Task requirements: Restate each of the lines below word for word and drop every picture.
*** Information provided ***
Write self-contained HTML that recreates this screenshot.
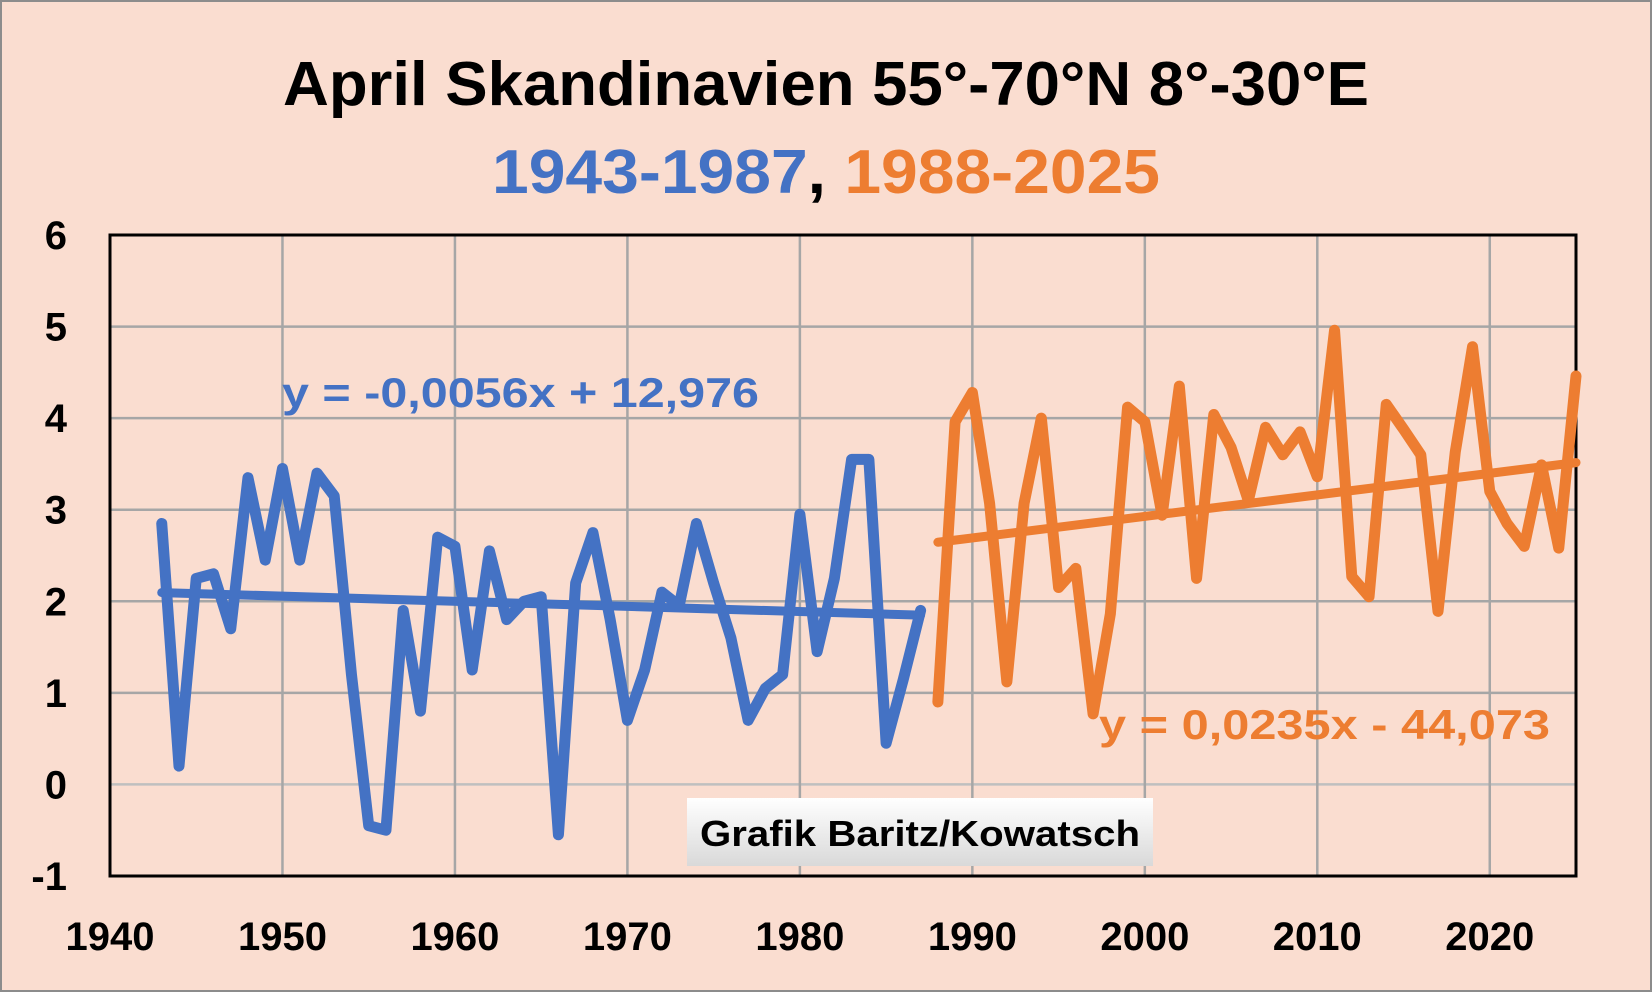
<!DOCTYPE html>
<html><head><meta charset="utf-8"><style>
html,body{margin:0;padding:0;background:#FADDD0;}
svg{display:block;font-family:"Liberation Sans",sans-serif;font-weight:bold;}
</style></head><body>
<svg id="chart" width="1652" height="992" viewBox="0 0 1652 992">
<rect x="1" y="1" width="1650" height="990" fill="#FADDD0" stroke="#8c8c8c" stroke-width="2"/>
<text x="826" y="105" text-anchor="middle" font-size="62" textLength="1086" lengthAdjust="spacingAndGlyphs" fill="#000">April Skandinavien 55°-70°N 8°-30°E</text>
<text x="826" y="193" text-anchor="middle" font-size="62" textLength="668" lengthAdjust="spacingAndGlyphs"><tspan fill="#4472C4">1943-1987</tspan><tspan fill="#000">, </tspan><tspan fill="#ED7D31">1988-2025</tspan></text>
<g id="grid"></g>
<g id="axes"></g>
<g id="series"></g>
<text x="282" y="407" font-size="42" fill="#4472C4" textLength="477" lengthAdjust="spacingAndGlyphs">y = -0,0056x + 12,976</text>
<text x="1099" y="739" font-size="42" fill="#ED7D31" textLength="451" lengthAdjust="spacingAndGlyphs">y = 0,0235x - 44,073</text>
<defs><linearGradient id="wm" x1="0" y1="0" x2="0" y2="1"><stop offset="0" stop-color="#ffffff"/><stop offset="1" stop-color="#d9d9d9"/></linearGradient></defs>
<rect x="687" y="798" width="466" height="68" fill="url(#wm)"/>
<text x="920" y="846" text-anchor="middle" font-size="36" fill="#000" textLength="440" lengthAdjust="spacingAndGlyphs">Grafik Baritz/Kowatsch</text>
</svg>
<script>
const blueYears=[1943,1944,1945,1946,1947,1948,1949,1950,1951,1952,1953,1954,1955,1956,1957,1958,1959,1960,1961,1962,1963,1964,1965,1966,1967,1968,1969,1970,1971,1972,1973,1974,1975,1976,1977,1978,1979,1980,1981,1982,1983,1984,1985,1986,1987];
const blueValues=[2.85,0.2,2.25,2.3,1.7,3.35,2.45,3.45,2.45,3.4,3.15,1.2,-0.45,-0.5,1.9,0.8,2.7,2.6,1.25,2.55,1.8,2.0,2.05,-0.55,2.2,2.75,1.8,0.7,1.25,2.1,1.95,2.85,2.2,1.6,0.7,1.05,1.2,2.95,1.45,2.25,3.55,3.55,0.45,1.15,1.9];
const orangeYears=[1988,1989,1990,1991,1992,1993,1994,1995,1996,1997,1998,1999,2000,2001,2002,2003,2004,2005,2006,2007,2008,2009,2010,2011,2012,2013,2014,2015,2016,2017,2018,2019,2020,2021,2022,2023,2024,2025];
const orangeValues=[0.9,3.96,4.28,3.07,1.12,3.07,4.0,2.15,2.36,0.77,1.86,4.12,3.96,2.94,4.35,2.25,4.04,3.68,3.1,3.9,3.6,3.85,3.36,4.96,2.27,2.05,4.15,3.88,3.6,1.89,3.63,4.78,3.2,2.85,2.6,3.49,2.58,4.46];
const blueTrend=[-0.0056,12.976];
const orangeTrend=[0.0235,-44.073];
const yTicks=[-1,0,1,2,3,4,5,6];
const xTicks=[1940,1950,1960,1970,1980,1990,2000,2010,2020];
const X0=110,X1=1576,Y0=876,Y1=235,xMin=1940,xMax=2025,yMin=-1,yMax=6;
const sx=v=>X0+(v-xMin)/(xMax-xMin)*(X1-X0);
const sy=v=>Y0-(v-yMin)/(yMax-yMin)*(Y0-Y1);
const NS='http://www.w3.org/2000/svg';
function mk(t,a,p){const e=document.createElementNS(NS,t);for(const k in a)e.setAttribute(k,a[k]);p.appendChild(e);return e;}
const grid=document.getElementById('grid'),axes=document.getElementById('axes'),ser=document.getElementById('series');
yTicks.forEach(v=>{
 const l=mk('line',{x1:X0,x2:X1,y1:sy(v),y2:sy(v),stroke:v===0?'#bfbfbf':'#a6a6a6','stroke-width':2.5},grid);
 
 
 const t=mk('text',{x:67,y:sy(v)+14,'text-anchor':'end','font-size':40,fill:'#000'},axes);
 t.textContent=v;
 
 
});
xTicks.forEach(v=>{
 const l=mk('line',{x1:sx(v),x2:sx(v),y1:Y1,y2:Y0,stroke:'#a6a6a6','stroke-width':2.5},grid);
 
 
 const t=mk('text',{x:sx(v),y:950,'text-anchor':'middle','font-size':40,fill:'#000'},axes);
 t.textContent=v;
 
 
});
const fr=mk('rect',{x:X0,y:Y1,width:X1-X0,height:Y0-Y1,fill:'none',stroke:'#000','stroke-width':3},axes);


function poly(xs,ys,c,w,name){
 const p=mk('polyline',{points:xs.map((x,i)=>sx(x)+','+sy(ys[i])).join(' '),fill:'none',stroke:c,'stroke-width':w,'stroke-linejoin':'round','stroke-linecap':'round'},ser);
 
 
}
function trend(xs,co,c,name){
 const a=xs[0],b=xs[xs.length-1];
 const l=mk('line',{x1:sx(a),y1:sy(co[0]*a+co[1]),x2:sx(b),y2:sy(co[0]*b+co[1]),stroke:c,'stroke-width':9,'stroke-linecap':'round'},ser);
 
 
}
trend(blueYears,blueTrend,'#4472C4','blue-trend-line');
poly(blueYears,blueValues,'#4472C4',11,'blue-series-line');
trend(orangeYears,orangeTrend,'#ED7D31','orange-trend-line');
poly(orangeYears,orangeValues,'#ED7D31',11,'orange-series-line');
</script>
</body></html>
***
Finished task:
Write self-contained HTML that recreates this screenshot.
<!DOCTYPE html>
<html><head><meta charset="utf-8"><style>
html,body{margin:0;padding:0;background:#FADDD0;}
svg{display:block;font-family:"Liberation Sans",sans-serif;font-weight:bold;}
</style></head><body>
<svg id="chart" width="1652" height="992" viewBox="0 0 1652 992">
<rect x="1" y="1" width="1650" height="990" fill="#FADDD0" stroke="#8c8c8c" stroke-width="2"/>
<text x="826" y="105" text-anchor="middle" font-size="62" textLength="1086" lengthAdjust="spacingAndGlyphs" fill="#000">April Skandinavien 55°-70°N 8°-30°E</text>
<text x="826" y="193" text-anchor="middle" font-size="62" textLength="668" lengthAdjust="spacingAndGlyphs"><tspan fill="#4472C4">1943-1987</tspan><tspan fill="#000">, </tspan><tspan fill="#ED7D31">1988-2025</tspan></text>
<g id="grid"></g>
<g id="axes"></g>
<g id="series"></g>
<text x="282" y="407" font-size="42" fill="#4472C4" textLength="477" lengthAdjust="spacingAndGlyphs">y = -0,0056x + 12,976</text>
<text x="1099" y="739" font-size="42" fill="#ED7D31" textLength="451" lengthAdjust="spacingAndGlyphs">y = 0,0235x - 44,073</text>
<defs><linearGradient id="wm" x1="0" y1="0" x2="0" y2="1"><stop offset="0" stop-color="#ffffff"/><stop offset="1" stop-color="#d9d9d9"/></linearGradient></defs>
<rect x="687" y="798" width="466" height="68" fill="url(#wm)"/>
<text x="920" y="846" text-anchor="middle" font-size="36" fill="#000" textLength="440" lengthAdjust="spacingAndGlyphs">Grafik Baritz/Kowatsch</text>
</svg>
<script>
const blueYears=[1943,1944,1945,1946,1947,1948,1949,1950,1951,1952,1953,1954,1955,1956,1957,1958,1959,1960,1961,1962,1963,1964,1965,1966,1967,1968,1969,1970,1971,1972,1973,1974,1975,1976,1977,1978,1979,1980,1981,1982,1983,1984,1985,1986,1987];
const blueValues=[2.85,0.2,2.25,2.3,1.7,3.35,2.45,3.45,2.45,3.4,3.15,1.2,-0.45,-0.5,1.9,0.8,2.7,2.6,1.25,2.55,1.8,2.0,2.05,-0.55,2.2,2.75,1.8,0.7,1.25,2.1,1.95,2.85,2.2,1.6,0.7,1.05,1.2,2.95,1.45,2.25,3.55,3.55,0.45,1.15,1.9];
const orangeYears=[1988,1989,1990,1991,1992,1993,1994,1995,1996,1997,1998,1999,2000,2001,2002,2003,2004,2005,2006,2007,2008,2009,2010,2011,2012,2013,2014,2015,2016,2017,2018,2019,2020,2021,2022,2023,2024,2025];
const orangeValues=[0.9,3.96,4.28,3.07,1.12,3.07,4.0,2.15,2.36,0.77,1.86,4.12,3.96,2.94,4.35,2.25,4.04,3.68,3.1,3.9,3.6,3.85,3.36,4.96,2.27,2.05,4.15,3.88,3.6,1.89,3.63,4.78,3.2,2.85,2.6,3.49,2.58,4.46];
const blueTrend=[-0.0056,12.976];
const orangeTrend=[0.0235,-44.073];
const yTicks=[-1,0,1,2,3,4,5,6];
const xTicks=[1940,1950,1960,1970,1980,1990,2000,2010,2020];
const X0=110,X1=1576,Y0=876,Y1=235,xMin=1940,xMax=2025,yMin=-1,yMax=6;
const sx=v=>X0+(v-xMin)/(xMax-xMin)*(X1-X0);
const sy=v=>Y0-(v-yMin)/(yMax-yMin)*(Y0-Y1);
const NS='http://www.w3.org/2000/svg';
function mk(t,a,p){const e=document.createElementNS(NS,t);for(const k in a)e.setAttribute(k,a[k]);p.appendChild(e);return e;}
const grid=document.getElementById('grid'),axes=document.getElementById('axes'),ser=document.getElementById('series');
yTicks.forEach(v=>{
 const l=mk('line',{x1:X0,x2:X1,y1:sy(v),y2:sy(v),stroke:v===0?'#bfbfbf':'#a6a6a6','stroke-width':2.5},grid);
 
 
 const t=mk('text',{x:67,y:sy(v)+14,'text-anchor':'end','font-size':40,fill:'#000'},axes);
 t.textContent=v;
 
 
});
xTicks.forEach(v=>{
 const l=mk('line',{x1:sx(v),x2:sx(v),y1:Y1,y2:Y0,stroke:'#a6a6a6','stroke-width':2.5},grid);
 
 
 const t=mk('text',{x:sx(v),y:950,'text-anchor':'middle','font-size':40,fill:'#000'},axes);
 t.textContent=v;
 
 
});
const fr=mk('rect',{x:X0,y:Y1,width:X1-X0,height:Y0-Y1,fill:'none',stroke:'#000','stroke-width':3},axes);


function poly(xs,ys,c,w,name){
 const p=mk('polyline',{points:xs.map((x,i)=>sx(x)+','+sy(ys[i])).join(' '),fill:'none',stroke:c,'stroke-width':w,'stroke-linejoin':'round','stroke-linecap':'round'},ser);
 
 
}
function trend(xs,co,c,name){
 const a=xs[0],b=xs[xs.length-1];
 const l=mk('line',{x1:sx(a),y1:sy(co[0]*a+co[1]),x2:sx(b),y2:sy(co[0]*b+co[1]),stroke:c,'stroke-width':9,'stroke-linecap':'round'},ser);
 
 
}
trend(blueYears,blueTrend,'#4472C4','blue-trend-line');
poly(blueYears,blueValues,'#4472C4',11,'blue-series-line');
trend(orangeYears,orangeTrend,'#ED7D31','orange-trend-line');
poly(orangeYears,orangeValues,'#ED7D31',11,'orange-series-line');
</script>
</body></html>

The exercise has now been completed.